Bamboo offers green building solution

Bamboo offers green building solution

In the martial arts movie Crouching Tiger, Hidden Dragon, the characters of actors Chow Yun Fat and Zhang Ziyi spar atop a swaying stand of bamboo, but the towering plants never break.

Now, researchers from the Future Cities Laboratory, a collaboration between Singapore and the Swiss Federal Institute of Technology in Zurich (ETH Zurich), hope to harness the flexibility and strength of bamboo fibres to replace steel rebar used in reinforced concrete.

As Singapore goes through a construction boom, it is paying more attention to greening the construction process - from studying the use of bamboo to reinforce concrete, to calculating the carbon footprint of buildings. Recently, the Building and Construction Authority (BCA) made "green and gracious builder" certification a requirement for public construction projects from 2017.

The construction and manufacturing industries produce about 5 per cent of the nation's greenhouse gas emissions, said Associate Professor Evelyn Teo of the National University of Singapore's Building Department, who studies sustainable construction.

Dr Chew Soon Hoe, a civil engineering researcher and council member of the Institution of Engineers Singapore (IES), said there are several ways to shrink this carbon footprint: Use less material, use material made with less energy, use greener energy in construction processes, and recycle material better at the end of its lifespan.

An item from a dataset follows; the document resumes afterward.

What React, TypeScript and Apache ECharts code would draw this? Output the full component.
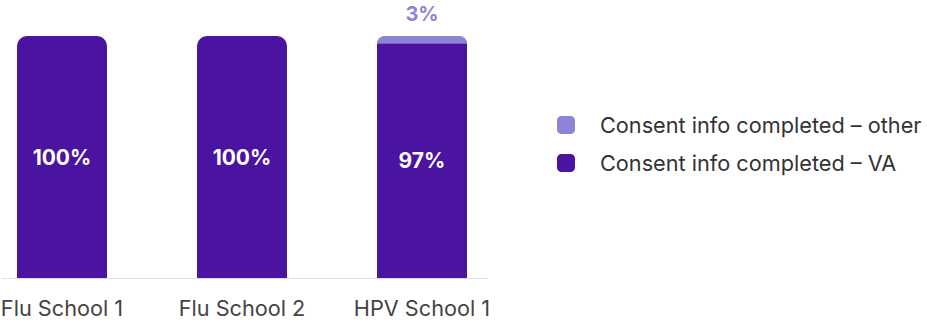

This is where the bamboo project, led by Assistant Professor Dirk Hebel of the Future Cities Laboratory, fits in. Even with the energy involved in splitting bamboo pieces down to fibres and compressing them with heat and adhesives, the carbon footprint of bamboo fibre is "a fraction" that of steel, Prof Hebel said.

"Bamboo stores carbon as it grows, so we could, so to speak, store the carbon in our buildings instead of releasing huge amounts in the steel industry," he explained.

And it grows in most of the developing countries that could use it most, he added.

His team is testing different "recipes" for making stronger bamboo-fibre bars, and hopes to commercialise them within three years.

Meanwhile, Prof Teo is working out the carbon footprint of various construction materials, starting with cement. For example, the carbon footprint of cement from a factory in Taiwan - one of Singapore's largest suppliers - is about 0.42kg of carbon dioxide for every kilogram of cement. (By comparison, a round-trip flight to Kuala Lumpur emits about 60kg of CO2 per person.)

"Collecting this information will be informative and will act as the first step on the path to carbon management," Prof Teo said in a proposal. That will help the industry make better decisions about its environmental impact, she added.

In Singapore, typically 20 per cent of a building's energy use over its lifetime is actually embodied in the building materials, the BCA said, while 80 per cent comes from its usage and operations such as air-conditioning.

Companies are also getting in on the act. When it built its new factory in Boon Lay, packaging firm Greenpac calculated the carbon footprint of the entire process with the Singapore Institute of Manufacturing Technology, or SIMTech.

SIMTech found that materials and the transport of materials, especially imported ones, contributed most to the building's carbon footprint. Utilities, worker transport and on-site equipment also bumped up its energy use.

"Reduction of one's carbon footprint has a broad impact beyond climate change," said Dr Song Bin, director of SIMTech's Sustainable Manufacturing Centre.

"It drives down energy consumption from fossil fuels, encourages the use of renewable energy as well as the use of materials which are made with less energy from fossil fuels, and promotes efforts to reduce waste and increase reuse and recycling. All these would also result in cost reduction and improved operations."

What about at the end of a building's lifespan?

Currently, steel-reinforced concrete has to be broken up and the steel removed with magnets to recycle both steel and concrete, said the IES' Dr Chew.

But at NUS' Civil Engineering Department, Associate Professor Gary Ong is working on ways to dismantle buildings more easily or better adapt them for other uses. For example, he is designing building joints that hold up to repeated dismantling and reuse.

Already, Singapore recycles nearly all of its construction waste, using crushed materials in non-structural applications like roads.

And in the BCA's Green Mark assessments, developers are given points for using cement made with industrial by-products, or using concrete made with recycled construction material instead of rock or sand.

While these measures may come at a cost, Dr Chew said, it is a small cost; a large Green Mark Platinum building might cost 3 per cent to 5 per cent more than an ordinary one, but this can be recouped in energy savings over a building's lifespan.

"We have no choice," he said. "We have to do it for the benefit of the next generation."